La parranda vallenata es una de las costumbres más hermosas y enriquecedoras de nuestra música, de nuestra cultura y de la vida cotidiana en Valledupar y toda la región Caribe. Hay expertos como Ciro Quiroz O, estudioso del tema, que con fundamento dice que el vallenato es hijo de los cantos de vaquería y que nace por nuestra vocación pastoril. Eso puede ser cierto, pero me atrevo a decir que buena parte de la música vallenata ha nacido en medio de la parranda.
La parranda, o parrando para los llaneros y venezolanos, es una costumbre vieja de la cultura del Magdalena Grande, La Guajira, y luego del Cesar. Es una figura cultural que viene de España. Ese el momento en que se reúnen los amigos para escuchar la música de acordeón o guitarra, en vivo, cantar, haciéndole el coro a las canciones, escuchar cuentos, anécdotas y chistes, y ponerse al día con las últimas novedades de la comarca. Es un espacio para compartir, propicio para la tertulia, la amistad, el amor, etc; desde los tiempos de Francisco El Hombre; o antes, con las famosas colitas.
Eran muy famosas las parrandas en la casa de la señora Ernestina Pumarejo de Cabas, “Tina Cabas”, en el barrio Cañaguate, por donde desfilaron los principales acordeoneros, cajeros, guacharaqueros, cantantes y compositores de la música vallenata, amigos de esa egregia familia formada por las hijas y los hijos del patriarca Angel Cabas. Principalmente por sus hijos: Rodolfo (q.e.p.d), Enrique (Jique), y el médico Carlos Alberto Cabas Pumarejo. De niño, por la confianza entre las familias, yo me metía y escuchaba parrandas inolvidables. Los pocos recuerdos que quedan de ellas los tiene “Jique” en su gran archivo audio-visual.

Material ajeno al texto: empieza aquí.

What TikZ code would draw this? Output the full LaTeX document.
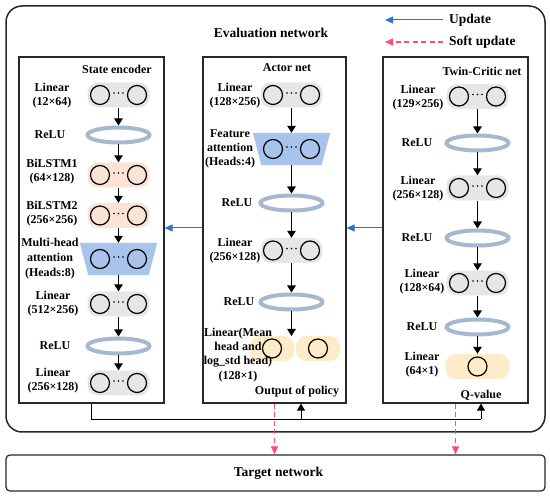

Uno de los lejanos recuerdos que tengo de mi niñez es el de una parranda en una casa en el centro de Valledupar. Desperté de madrugada y se escuchaba una música que salía de un aparato que después, tiempo después, supe que se llamaba acordeón. Mi familia vivía en esa casa en el centro de Valledupar, frente al consultorio médico oculista Afranio Restrepo. Debía ser sábado o domingo, y las melodías de aquel acordeón eran creadas por un muchacho muy blanco, que parecía cachaco, se llamaba Emiliano. Lo acompañaba en el canto otro muchacho, pero un poco más trigueño, se llamaba: Tomás Alfonso. Después, se dieron a conocer como los hermanos Zuleta Díaz.
La parranda era motivada por la compra de una camioneta nueva de mi tío Gustavo Araujo, esposo de mi tía Lely Maya, a quien se la habían mandado expresa desde Barranquilla desde el concesionario de Carlos Dieppa, el empresario que importaba esas imponentes y finas camionetas Ford, a la que años después, Leandro Díaz les compondría una canción: la Ford Modelo.

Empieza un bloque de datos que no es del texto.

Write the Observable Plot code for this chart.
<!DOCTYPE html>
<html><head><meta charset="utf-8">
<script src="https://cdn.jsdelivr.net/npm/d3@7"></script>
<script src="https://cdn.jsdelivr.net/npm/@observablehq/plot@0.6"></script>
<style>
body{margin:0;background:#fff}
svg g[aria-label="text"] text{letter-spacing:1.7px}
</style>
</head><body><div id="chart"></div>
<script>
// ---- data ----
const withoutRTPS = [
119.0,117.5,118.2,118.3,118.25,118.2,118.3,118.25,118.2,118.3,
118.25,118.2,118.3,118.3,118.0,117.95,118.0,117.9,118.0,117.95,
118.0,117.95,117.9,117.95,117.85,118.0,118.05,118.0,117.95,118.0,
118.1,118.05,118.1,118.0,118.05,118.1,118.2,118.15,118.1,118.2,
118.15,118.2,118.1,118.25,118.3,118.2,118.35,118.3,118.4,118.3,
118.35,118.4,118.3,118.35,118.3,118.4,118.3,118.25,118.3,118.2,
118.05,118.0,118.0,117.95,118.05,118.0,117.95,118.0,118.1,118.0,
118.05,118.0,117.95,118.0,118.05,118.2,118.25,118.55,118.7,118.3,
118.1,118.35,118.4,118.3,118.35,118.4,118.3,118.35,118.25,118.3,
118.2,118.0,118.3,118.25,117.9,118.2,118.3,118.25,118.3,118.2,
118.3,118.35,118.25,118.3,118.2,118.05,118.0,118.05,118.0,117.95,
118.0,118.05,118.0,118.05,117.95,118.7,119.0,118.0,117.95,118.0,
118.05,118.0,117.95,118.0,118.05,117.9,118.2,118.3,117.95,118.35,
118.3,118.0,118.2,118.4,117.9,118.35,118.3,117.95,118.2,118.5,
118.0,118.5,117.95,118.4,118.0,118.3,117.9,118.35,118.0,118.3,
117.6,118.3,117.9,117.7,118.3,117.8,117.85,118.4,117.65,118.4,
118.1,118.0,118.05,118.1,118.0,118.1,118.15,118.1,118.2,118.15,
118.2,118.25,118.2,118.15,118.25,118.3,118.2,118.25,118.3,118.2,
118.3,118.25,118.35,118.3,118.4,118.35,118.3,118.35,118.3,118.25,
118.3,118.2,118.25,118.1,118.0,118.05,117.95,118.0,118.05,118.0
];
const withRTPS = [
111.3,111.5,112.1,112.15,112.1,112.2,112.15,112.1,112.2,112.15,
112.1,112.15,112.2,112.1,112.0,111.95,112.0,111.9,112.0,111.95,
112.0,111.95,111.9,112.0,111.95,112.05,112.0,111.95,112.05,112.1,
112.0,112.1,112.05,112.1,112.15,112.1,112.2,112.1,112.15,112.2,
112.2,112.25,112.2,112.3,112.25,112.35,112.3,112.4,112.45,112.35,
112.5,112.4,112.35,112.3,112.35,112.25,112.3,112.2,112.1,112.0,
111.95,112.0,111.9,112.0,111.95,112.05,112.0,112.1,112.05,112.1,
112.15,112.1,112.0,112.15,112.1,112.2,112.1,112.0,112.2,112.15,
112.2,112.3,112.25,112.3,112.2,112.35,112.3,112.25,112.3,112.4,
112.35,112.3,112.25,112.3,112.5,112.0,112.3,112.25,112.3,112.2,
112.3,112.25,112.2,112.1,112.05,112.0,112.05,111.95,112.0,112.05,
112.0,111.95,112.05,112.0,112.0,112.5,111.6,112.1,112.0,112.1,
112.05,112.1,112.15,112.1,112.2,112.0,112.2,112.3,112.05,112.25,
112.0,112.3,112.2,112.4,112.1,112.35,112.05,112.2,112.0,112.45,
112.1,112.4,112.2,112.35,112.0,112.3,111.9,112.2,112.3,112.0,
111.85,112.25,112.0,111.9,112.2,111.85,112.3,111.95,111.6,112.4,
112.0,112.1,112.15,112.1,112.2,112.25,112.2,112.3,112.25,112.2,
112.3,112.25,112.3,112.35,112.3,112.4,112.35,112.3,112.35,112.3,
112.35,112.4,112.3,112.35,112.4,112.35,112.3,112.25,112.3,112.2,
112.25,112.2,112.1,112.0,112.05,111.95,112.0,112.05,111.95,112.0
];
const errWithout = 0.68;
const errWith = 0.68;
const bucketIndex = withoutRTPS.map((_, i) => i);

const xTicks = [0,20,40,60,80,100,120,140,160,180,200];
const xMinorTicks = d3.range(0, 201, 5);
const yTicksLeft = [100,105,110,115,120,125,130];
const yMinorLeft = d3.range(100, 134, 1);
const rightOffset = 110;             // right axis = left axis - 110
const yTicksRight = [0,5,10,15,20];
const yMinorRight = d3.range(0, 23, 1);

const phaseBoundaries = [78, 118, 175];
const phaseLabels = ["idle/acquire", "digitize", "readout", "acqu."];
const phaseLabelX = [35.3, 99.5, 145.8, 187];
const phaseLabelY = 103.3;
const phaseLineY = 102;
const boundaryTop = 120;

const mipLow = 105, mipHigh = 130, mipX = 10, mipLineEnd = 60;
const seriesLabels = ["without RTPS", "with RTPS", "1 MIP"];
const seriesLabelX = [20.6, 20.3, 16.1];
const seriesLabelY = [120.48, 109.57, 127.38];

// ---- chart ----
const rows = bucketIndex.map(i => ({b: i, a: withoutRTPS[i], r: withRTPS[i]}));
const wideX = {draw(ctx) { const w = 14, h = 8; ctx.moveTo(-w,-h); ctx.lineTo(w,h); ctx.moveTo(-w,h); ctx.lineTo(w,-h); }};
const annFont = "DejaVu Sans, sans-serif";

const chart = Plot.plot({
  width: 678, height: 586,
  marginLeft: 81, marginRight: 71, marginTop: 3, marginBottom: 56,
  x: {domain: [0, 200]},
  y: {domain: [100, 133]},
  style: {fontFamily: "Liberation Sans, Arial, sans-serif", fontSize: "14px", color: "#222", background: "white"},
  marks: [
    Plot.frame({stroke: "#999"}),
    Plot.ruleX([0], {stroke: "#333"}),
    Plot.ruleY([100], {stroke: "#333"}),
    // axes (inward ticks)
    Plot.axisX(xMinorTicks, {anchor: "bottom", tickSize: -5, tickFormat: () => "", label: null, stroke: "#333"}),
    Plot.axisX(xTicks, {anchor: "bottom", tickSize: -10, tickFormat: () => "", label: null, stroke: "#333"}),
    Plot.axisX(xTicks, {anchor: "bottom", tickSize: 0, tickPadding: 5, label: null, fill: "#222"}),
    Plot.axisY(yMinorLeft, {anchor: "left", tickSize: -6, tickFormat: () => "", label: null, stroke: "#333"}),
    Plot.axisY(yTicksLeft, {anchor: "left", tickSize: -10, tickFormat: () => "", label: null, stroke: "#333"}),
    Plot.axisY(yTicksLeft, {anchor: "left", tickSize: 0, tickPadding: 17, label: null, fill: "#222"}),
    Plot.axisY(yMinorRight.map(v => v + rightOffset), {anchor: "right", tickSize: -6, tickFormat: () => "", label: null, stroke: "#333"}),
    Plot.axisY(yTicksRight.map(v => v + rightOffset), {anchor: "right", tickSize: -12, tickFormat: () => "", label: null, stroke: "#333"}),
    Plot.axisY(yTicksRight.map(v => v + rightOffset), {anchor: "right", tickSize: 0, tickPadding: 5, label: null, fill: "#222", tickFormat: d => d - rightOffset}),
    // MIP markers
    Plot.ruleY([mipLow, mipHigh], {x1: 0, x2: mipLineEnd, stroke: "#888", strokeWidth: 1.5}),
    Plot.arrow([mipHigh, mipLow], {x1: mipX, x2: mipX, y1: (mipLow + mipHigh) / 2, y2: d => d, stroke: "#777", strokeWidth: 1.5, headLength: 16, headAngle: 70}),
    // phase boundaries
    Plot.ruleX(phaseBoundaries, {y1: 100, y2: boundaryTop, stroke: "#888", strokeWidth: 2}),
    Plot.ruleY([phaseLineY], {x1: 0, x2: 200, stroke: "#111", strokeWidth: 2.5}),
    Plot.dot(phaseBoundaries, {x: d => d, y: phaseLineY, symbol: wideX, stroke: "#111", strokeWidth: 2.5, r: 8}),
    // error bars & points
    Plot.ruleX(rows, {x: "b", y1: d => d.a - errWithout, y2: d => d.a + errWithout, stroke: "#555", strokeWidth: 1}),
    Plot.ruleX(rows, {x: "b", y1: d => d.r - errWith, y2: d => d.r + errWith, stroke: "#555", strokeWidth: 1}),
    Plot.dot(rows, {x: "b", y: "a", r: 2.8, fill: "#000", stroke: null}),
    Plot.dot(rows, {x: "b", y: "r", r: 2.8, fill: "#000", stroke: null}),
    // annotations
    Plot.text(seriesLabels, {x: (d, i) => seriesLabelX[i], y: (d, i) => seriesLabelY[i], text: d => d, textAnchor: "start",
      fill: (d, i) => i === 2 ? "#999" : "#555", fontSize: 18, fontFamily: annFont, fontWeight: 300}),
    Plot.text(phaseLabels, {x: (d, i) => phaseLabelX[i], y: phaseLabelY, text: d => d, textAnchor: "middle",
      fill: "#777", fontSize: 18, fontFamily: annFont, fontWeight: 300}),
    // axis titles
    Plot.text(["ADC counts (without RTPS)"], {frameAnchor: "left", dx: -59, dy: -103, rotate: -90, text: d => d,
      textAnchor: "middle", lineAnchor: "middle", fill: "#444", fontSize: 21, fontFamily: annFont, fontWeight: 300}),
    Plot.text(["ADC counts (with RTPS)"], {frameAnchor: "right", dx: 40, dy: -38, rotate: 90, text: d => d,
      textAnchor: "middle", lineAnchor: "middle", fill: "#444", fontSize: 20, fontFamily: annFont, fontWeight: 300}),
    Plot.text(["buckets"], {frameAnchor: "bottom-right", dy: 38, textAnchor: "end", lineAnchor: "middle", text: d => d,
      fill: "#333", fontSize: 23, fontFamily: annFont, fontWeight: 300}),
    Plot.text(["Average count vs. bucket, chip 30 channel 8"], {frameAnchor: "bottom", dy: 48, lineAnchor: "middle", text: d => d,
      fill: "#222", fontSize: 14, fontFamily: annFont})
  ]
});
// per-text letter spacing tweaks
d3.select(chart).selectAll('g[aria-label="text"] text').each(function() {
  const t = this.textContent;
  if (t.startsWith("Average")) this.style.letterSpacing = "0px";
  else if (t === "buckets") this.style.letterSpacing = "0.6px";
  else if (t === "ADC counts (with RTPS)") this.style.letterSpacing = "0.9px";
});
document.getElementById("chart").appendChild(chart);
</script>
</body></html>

La camioneta Ford terminó vuelta nada, antes de tener placas de tránsito. Uno de los bohemios parranderos, Rodolfo Cabas Pumarejo, se la pidió prestada a Gustavo Araujo, para llevar a sus compadres, Rodolfo Castilla Polo, quien tocaba la caja, y a Adán Montero, quien tocaba la guacharaca, la nueva y bonita camioneta terminó estrellada en una esquina del viejo barrio Cañaguate.
Pero la parranda siguió, como si nada hubiera pasado, Gustavo Araujo, hijo del legendario hacendado Erasmo Araujo, pidió otra camioneta a Barranquilla, la estrellada se metió al taller y se entregó a la aseguradora, y su mamá, Rosa Murgas de Araujo, solo pudo conocer la camioneta de su hijo varios días después. Pocas personas se enteraron del accidente y mi tío Gustavo estrenó dos camionetas. Así era Valledupar.
Hay que vivir la parranda y buscar hacerla de la manera más tradicional y alegre posible, más allá de la buena comida y buen trago, lo más importante es escuchar con atención la música, el acordeón, y celebrar la amistad y el amor, en torno a esa música que nos llega al corazón y el instrumento que nos arruga el alma, como bien decía Gabriel García Márquez, por allá en 1948, cuando apenas se aficionaba a esta bella música.